When he later decided to enter public service, he said some of his inspirations were the great liberal Christian leaders of his formative years, such as Martin Luther King Jr., and William Sloane Coffin. “In public life, ultimately, I came to a much sort of stronger, closer understanding of my own relationship and understanding of my responsibilities and my faith,” Kerry said.
But, he added: “And I've been very comfortable with [my faith] ever since, until of course 2004, when we sort of saw this exploitation, this wedge process played out, in a very open and public and difficult way.”
During the 2004 campaign, a handful of Catholic bishops said they would refuse to serve Kerry communion because of his support for keeping abortion legal. Kerry said that criticism forced him into an entirely different dilemma than the one faced by John Kennedy, the last major Catholic presidential candidate.
“President Kennedy's challenge was to prove that he was not so Catholic that he could be president. My challenge was to prove that I was Catholic enough that I could be president,” he said.
Kerry said current candidates are faced with a dilemma in how to properly use their personal faith in their campaigns. Candidates must decide “how to use religion not as a weapon,” he said, but to “use it to find common ground.”
He listed four areas where he said he believed both liberal and conservative Americans of faith could find common ground on controversial issues:
— “The value of human life and the need to alleviate suffering” around the world: “I know that Jesus didn't say just heal the sick if they can pay for it, and so we're missing something in this discussion,” he said. He noted a recent conversation he had with Southern Baptist megachurch pastor and bestselling author Rick Warren in which Warren confessed that he, for much of his ministry, had simply overlooked the gospels' strong call for Christians to do something about the world's suffering.
— The environment: “For many of us, respect for God's creation translates into a duty to protect and sustain the first creation,” Kerry said. “Before God created man, God created heaven and Earth.”

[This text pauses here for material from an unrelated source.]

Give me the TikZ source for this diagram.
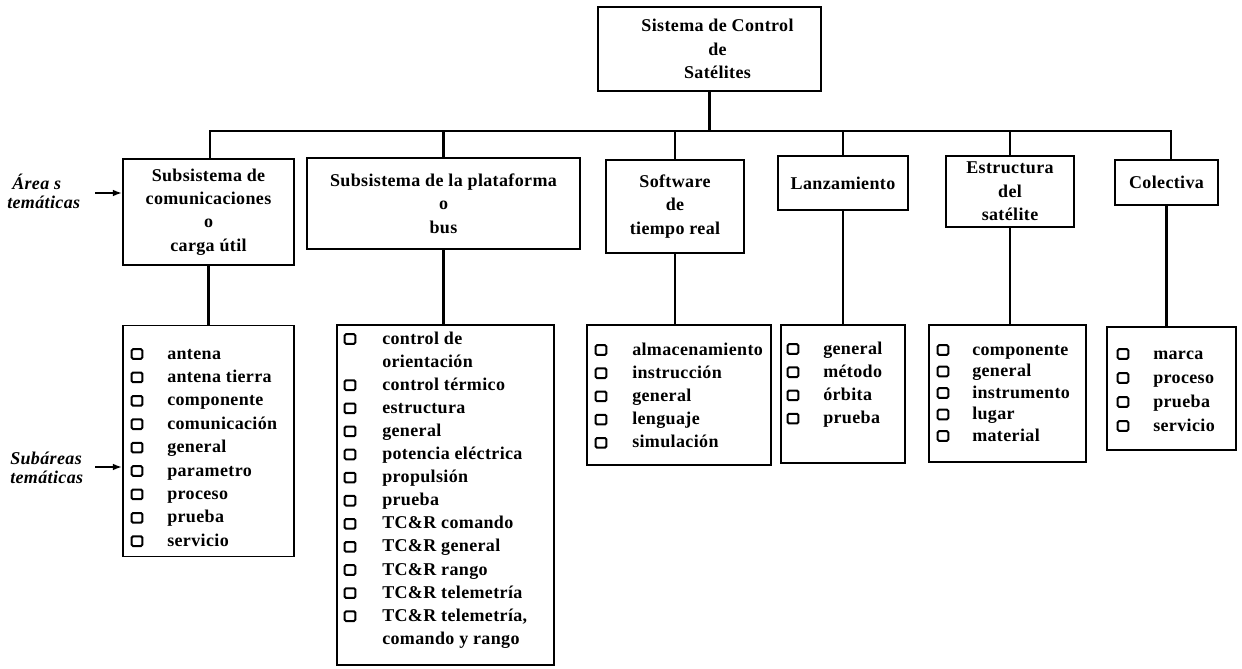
\documentclass[tikz,border=0pt]{standalone}
\usepackage{fontspec}
\setmainfont{Liberation Serif}[LetterSpace=2]
\usetikzlibrary{arrows.meta}
\begin{document}
\begin{tikzpicture}[x=0.75pt,y=-0.75pt,
  txt/.style={font=\fontsize{13.5}{17.5}\selectfont\bfseries},
  box/.style={draw,line width=1.1pt,inner sep=0pt,align=center,txt},
  lst/.style={draw,line width=1.1pt,inner sep=0pt},
  item/.style={anchor=base west,inner sep=0pt,txt},
  cb/.style={draw,line width=1.5pt,rounded corners=1pt,inner sep=0pt,minimum width=8pt,minimum height=7.2pt},
  lab/.style={anchor=base west,inner sep=0pt,font=\fontsize{13.5}{17.5}\selectfont\bfseries\itshape},
  conn/.style={line width=1.6pt},
  arr/.style={line width=1.4pt,-{Latex[length=7pt,width=5pt]}}]
\useasboundingbox (0,0) rectangle (1242,668);

% top-level boxes
\node[box,minimum width=167.25pt,minimum height=63pt] (top) at (709.5,49) {\hspace*{12pt}Sistema de Control\\\hspace*{12pt}de\\\hspace*{12pt}Satélites};
\node[box,minimum width=128.25pt,minimum height=79.5pt] (b1) at (208.5,212) {Subsistema de\\comunicaciones\\o\\carga útil};
\node[box,minimum width=204.75pt,minimum height=68.25pt] (b2) at (443.5,203.5) {Subsistema de la plataforma\\o\\bus};
\node[box,minimum width=103.5pt,minimum height=69.75pt] (b3) at (675,206.5) {Software\\de\\tiempo real};
\node[box,minimum width=97.5pt,minimum height=40.5pt] (b4) at (843,183) {Lanzamiento};
\node[box,minimum width=96pt,minimum height=53.25pt] (b5) at (1010,191.5) {Estructura\\del\\satélite};
\node[box,minimum width=77.25pt,minimum height=33.75pt] (b6) at (1166.5,182.5) {Colectiva};

% list boxes
\node[lst,minimum width=128.25pt,minimum height=173pt] (l1) at (208.5,441) {};
\node[lst,minimum width=162.75pt,minimum height=255pt] (l2) at (445.5,495) {};
\node[lst,minimum width=138pt,minimum height=105pt] (l3) at (679,395) {};
\node[lst,minimum width=93pt,minimum height=103.5pt] (l4) at (843,394) {};
\node[lst,minimum width=117.75pt,minimum height=102.75pt] (l5) at (1007.5,393.5) {};
\node[lst,minimum width=96.75pt,minimum height=92.25pt] (l6) at (1171.5,388.5) {};

% bus
\coordinate (busL) at (210,131);
\coordinate (busR) at (1171,131);
\draw[conn] (b1.north -| busL) |- (busR) -- (b6.north -| busR);
\draw[conn] (top.south) -- (top.south |- busL);
\draw[conn] (b2.north) -- (b2.north |- busL);
\draw[conn] (b3.north) -- (b3.north |- busL);
\draw[conn] (b4.north) -- (b4.north |- busL);
\draw[conn] (b5.north) -- (b5.north |- busL);

% stems to lists
\draw[conn] (b1.south) -- (l1.north);
\draw[conn] (b2.south) -- (b2.south |- l2.north);
\draw[conn] (b3.south) -- (b3.south |- l3.north);
\draw[conn] (b4.south) -- (l4.north);
\draw[conn] (b5.south) -- (b5.south |- l5.north);
\draw[conn] (b6.south) -- (b6.south |- l6.north);

% side labels
\node[lab] (la1) at (12,189) {Área s};
\node[lab] (la2) at (7,208) {temáticas};
\coordinate (a1) at (95,193);
\draw[arr] (a1) -- (b1.west |- a1);
\node[lab] (ls1) at (10,464) {Subáreas};
\node[lab] (ls2) at (10,483) {temáticas};
\coordinate (a2) at (95,467);
\draw[arr] (a2) -- (l1.west |- a2);

% list 1
\foreach \t [count=\i from 0] in {antena,antena tierra,componente,comunicación,general,parametro,proceso,prueba,servicio}{
  \node[cb] (l1c\i) at (137,354+\i*23.4) {};
  \node[item] (l1t\i) at (167,359+\i*23.4) {\t};
}
% list 2
\foreach \t [count=\i from 0] in {control de,orientación,control térmico,estructura,general,potencia eléctrica,propulsión,prueba,TC\&R comando,TC\&R general,TC\&R rango,TC\&R telemetría,{TC\&R telemetría,},comando y rango}{
  \node[item] (l2t\i) at (382,344+\i*23.1) {\t};
}
\foreach \i in {0,2,3,4,5,6,7,8,9,10,11,12}{
  \node[cb] (l2c\i) at (350,339+\i*23.1) {};
}
% list 3
\foreach \t [count=\i from 0] in {almacenamiento,instrucción,general,lenguaje,simulación}{
  \node[cb] (l3c\i) at (601,350+\i*23.2) {};
  \node[item] (l3t\i) at (632,355+\i*23.2) {\t};
}
% list 4
\foreach \t [count=\i from 0] in {general,método,órbita,prueba}{
  \node[cb] (l4c\i) at (793,349+\i*23.2) {};
  \node[item] (l4t\i) at (823,354+\i*23.2) {\t};
}
% list 5
\foreach \t [count=\i from 0] in {componente,general,instrumento,lugar,material}{
  \node[cb] (l5c\i) at (943,350+\i*21.5) {};
  \node[item] (l5t\i) at (972,355+\i*21.5) {\t};
}
% list 6
\foreach \t [count=\i from 0] in {marca,proceso,prueba,servicio}{
  \node[cb] (l6c\i) at (1123,354+\i*24) {};
  \node[item] (l6t\i) at (1153,359+\i*24) {\t};
}
\end{tikzpicture}
\end{document}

— Reducing the abortion rate: “I think we have been guilty in the [Democratic] Party at times” of being pro-choice “without honoring the deeply held beliefs” of those who believe abortion should be illegal, Kerry said. “There are 1.3 million abortions in this country, and I don't think anybody would disagree that that is too many.”
— War and peace: “Whatever your philosophical differences, all of us, I think, of different faiths have the universal sense of values and ethics and moral truths that respect the value and dignity of all human beings, and that applies to when you go to war,” he said.
But the window for beginning a proper discussion of religion in any campaign is a narrow one, Kerry added.
“The time to do it is not in the heat of the last three months of the presidential race. The time to do it is now, before you get into it,” he said. “And the bona fides of it have to be absolutely legitimate and unassailable.”